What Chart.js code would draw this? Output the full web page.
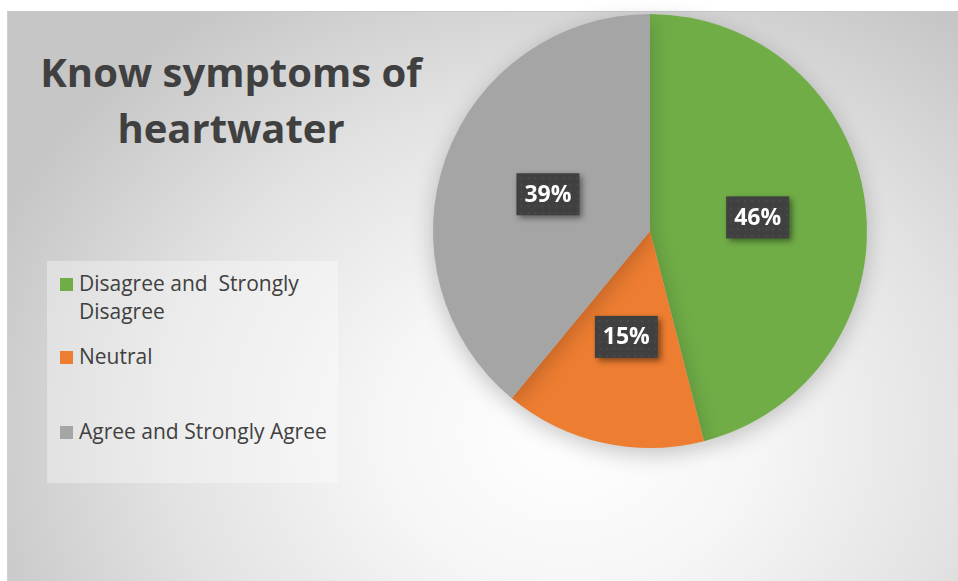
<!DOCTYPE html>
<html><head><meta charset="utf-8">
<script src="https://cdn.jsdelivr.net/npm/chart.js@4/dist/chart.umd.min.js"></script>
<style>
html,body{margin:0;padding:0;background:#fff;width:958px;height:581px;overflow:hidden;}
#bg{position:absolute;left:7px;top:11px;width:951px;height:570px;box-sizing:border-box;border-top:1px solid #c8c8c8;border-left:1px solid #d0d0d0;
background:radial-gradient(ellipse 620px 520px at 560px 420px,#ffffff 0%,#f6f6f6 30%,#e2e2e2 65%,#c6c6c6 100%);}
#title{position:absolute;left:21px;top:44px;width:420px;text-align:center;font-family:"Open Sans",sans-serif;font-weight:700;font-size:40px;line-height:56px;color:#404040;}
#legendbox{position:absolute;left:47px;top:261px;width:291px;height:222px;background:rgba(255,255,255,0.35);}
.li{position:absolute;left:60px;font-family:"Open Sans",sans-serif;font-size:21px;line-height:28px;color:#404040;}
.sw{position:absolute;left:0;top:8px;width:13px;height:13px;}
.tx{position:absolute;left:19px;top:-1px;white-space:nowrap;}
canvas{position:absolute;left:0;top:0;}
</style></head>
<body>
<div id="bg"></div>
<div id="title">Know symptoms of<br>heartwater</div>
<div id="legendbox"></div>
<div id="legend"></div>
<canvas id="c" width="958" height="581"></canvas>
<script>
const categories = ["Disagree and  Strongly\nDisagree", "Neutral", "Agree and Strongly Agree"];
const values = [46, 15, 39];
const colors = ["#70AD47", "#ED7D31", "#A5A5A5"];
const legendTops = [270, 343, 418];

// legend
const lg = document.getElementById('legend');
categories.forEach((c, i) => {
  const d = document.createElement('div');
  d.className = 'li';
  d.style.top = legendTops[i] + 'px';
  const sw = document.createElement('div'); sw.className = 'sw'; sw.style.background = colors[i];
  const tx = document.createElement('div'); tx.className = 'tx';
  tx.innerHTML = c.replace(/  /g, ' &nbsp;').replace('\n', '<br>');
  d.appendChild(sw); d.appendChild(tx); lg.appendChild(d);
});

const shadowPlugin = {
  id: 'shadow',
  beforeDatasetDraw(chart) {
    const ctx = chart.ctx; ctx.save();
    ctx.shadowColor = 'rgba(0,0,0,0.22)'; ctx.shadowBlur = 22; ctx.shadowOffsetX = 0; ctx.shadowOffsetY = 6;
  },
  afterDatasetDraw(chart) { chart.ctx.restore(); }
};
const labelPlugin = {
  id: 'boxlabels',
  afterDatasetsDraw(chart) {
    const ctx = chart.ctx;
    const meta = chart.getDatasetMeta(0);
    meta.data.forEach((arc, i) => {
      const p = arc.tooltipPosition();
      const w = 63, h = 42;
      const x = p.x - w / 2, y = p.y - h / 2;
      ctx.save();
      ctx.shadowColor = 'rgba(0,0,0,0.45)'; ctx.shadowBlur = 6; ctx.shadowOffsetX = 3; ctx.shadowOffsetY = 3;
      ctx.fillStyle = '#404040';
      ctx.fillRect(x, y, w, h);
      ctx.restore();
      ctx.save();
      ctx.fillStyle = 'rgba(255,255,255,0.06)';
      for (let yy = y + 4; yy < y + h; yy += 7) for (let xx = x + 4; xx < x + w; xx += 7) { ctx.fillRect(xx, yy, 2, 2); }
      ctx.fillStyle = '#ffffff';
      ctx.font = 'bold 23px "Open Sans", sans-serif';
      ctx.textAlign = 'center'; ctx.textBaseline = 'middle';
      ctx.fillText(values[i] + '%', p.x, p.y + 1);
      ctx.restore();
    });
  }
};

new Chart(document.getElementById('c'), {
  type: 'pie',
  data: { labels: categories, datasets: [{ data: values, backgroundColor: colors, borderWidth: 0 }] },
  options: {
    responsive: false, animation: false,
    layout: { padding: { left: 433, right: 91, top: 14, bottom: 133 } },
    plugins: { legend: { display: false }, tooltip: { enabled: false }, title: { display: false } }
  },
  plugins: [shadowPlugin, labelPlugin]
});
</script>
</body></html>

▸ The request
Transcribe each line above verbatim, with the pictures left out.

▸ Task result
What Chart.js code would draw this? Output the full web page.
<!DOCTYPE html>
<html><head><meta charset="utf-8">
<script src="https://cdn.jsdelivr.net/npm/chart.js@4/dist/chart.umd.min.js"></script>
<style>
html,body{margin:0;padding:0;background:#fff;width:958px;height:581px;overflow:hidden;}
#bg{position:absolute;left:7px;top:11px;width:951px;height:570px;box-sizing:border-box;border-top:1px solid #c8c8c8;border-left:1px solid #d0d0d0;
background:radial-gradient(ellipse 620px 520px at 560px 420px,#ffffff 0%,#f6f6f6 30%,#e2e2e2 65%,#c6c6c6 100%);}
#title{position:absolute;left:21px;top:44px;width:420px;text-align:center;font-family:"Open Sans",sans-serif;font-weight:700;font-size:40px;line-height:56px;color:#404040;}
#legendbox{position:absolute;left:47px;top:261px;width:291px;height:222px;background:rgba(255,255,255,0.35);}
.li{position:absolute;left:60px;font-family:"Open Sans",sans-serif;font-size:21px;line-height:28px;color:#404040;}
.sw{position:absolute;left:0;top:8px;width:13px;height:13px;}
.tx{position:absolute;left:19px;top:-1px;white-space:nowrap;}
canvas{position:absolute;left:0;top:0;}
</style></head>
<body>
<div id="bg"></div>
<div id="title">Know symptoms of<br>heartwater</div>
<div id="legendbox"></div>
<div id="legend"></div>
<canvas id="c" width="958" height="581"></canvas>
<script>
const categories = ["Disagree and  Strongly\nDisagree", "Neutral", "Agree and Strongly Agree"];
const values = [46, 15, 39];
const colors = ["#70AD47", "#ED7D31", "#A5A5A5"];
const legendTops = [270, 343, 418];

// legend
const lg = document.getElementById('legend');
categories.forEach((c, i) => {
  const d = document.createElement('div');
  d.className = 'li';
  d.style.top = legendTops[i] + 'px';
  const sw = document.createElement('div'); sw.className = 'sw'; sw.style.background = colors[i];
  const tx = document.createElement('div'); tx.className = 'tx';
  tx.innerHTML = c.replace(/  /g, ' &nbsp;').replace('\n', '<br>');
  d.appendChild(sw); d.appendChild(tx); lg.appendChild(d);
});

const shadowPlugin = {
  id: 'shadow',
  beforeDatasetDraw(chart) {
    const ctx = chart.ctx; ctx.save();
    ctx.shadowColor = 'rgba(0,0,0,0.22)'; ctx.shadowBlur = 22; ctx.shadowOffsetX = 0; ctx.shadowOffsetY = 6;
  },
  afterDatasetDraw(chart) { chart.ctx.restore(); }
};
const labelPlugin = {
  id: 'boxlabels',
  afterDatasetsDraw(chart) {
    const ctx = chart.ctx;
    const meta = chart.getDatasetMeta(0);
    meta.data.forEach((arc, i) => {
      const p = arc.tooltipPosition();
      const w = 63, h = 42;
      const x = p.x - w / 2, y = p.y - h / 2;
      ctx.save();
      ctx.shadowColor = 'rgba(0,0,0,0.45)'; ctx.shadowBlur = 6; ctx.shadowOffsetX = 3; ctx.shadowOffsetY = 3;
      ctx.fillStyle = '#404040';
      ctx.fillRect(x, y, w, h);
      ctx.restore();
      ctx.save();
      ctx.fillStyle = 'rgba(255,255,255,0.06)';
      for (let yy = y + 4; yy < y + h; yy += 7) for (let xx = x + 4; xx < x + w; xx += 7) { ctx.fillRect(xx, yy, 2, 2); }
      ctx.fillStyle = '#ffffff';
      ctx.font = 'bold 23px "Open Sans", sans-serif';
      ctx.textAlign = 'center'; ctx.textBaseline = 'middle';
      ctx.fillText(values[i] + '%', p.x, p.y + 1);
      ctx.restore();
    });
  }
};

new Chart(document.getElementById('c'), {
  type: 'pie',
  data: { labels: categories, datasets: [{ data: values, backgroundColor: colors, borderWidth: 0 }] },
  options: {
    responsive: false, animation: false,
    layout: { padding: { left: 433, right: 91, top: 14, bottom: 133 } },
    plugins: { legend: { display: false }, tooltip: { enabled: false }, title: { display: false } }
  },
  plugins: [shadowPlugin, labelPlugin]
});
</script>
</body></html>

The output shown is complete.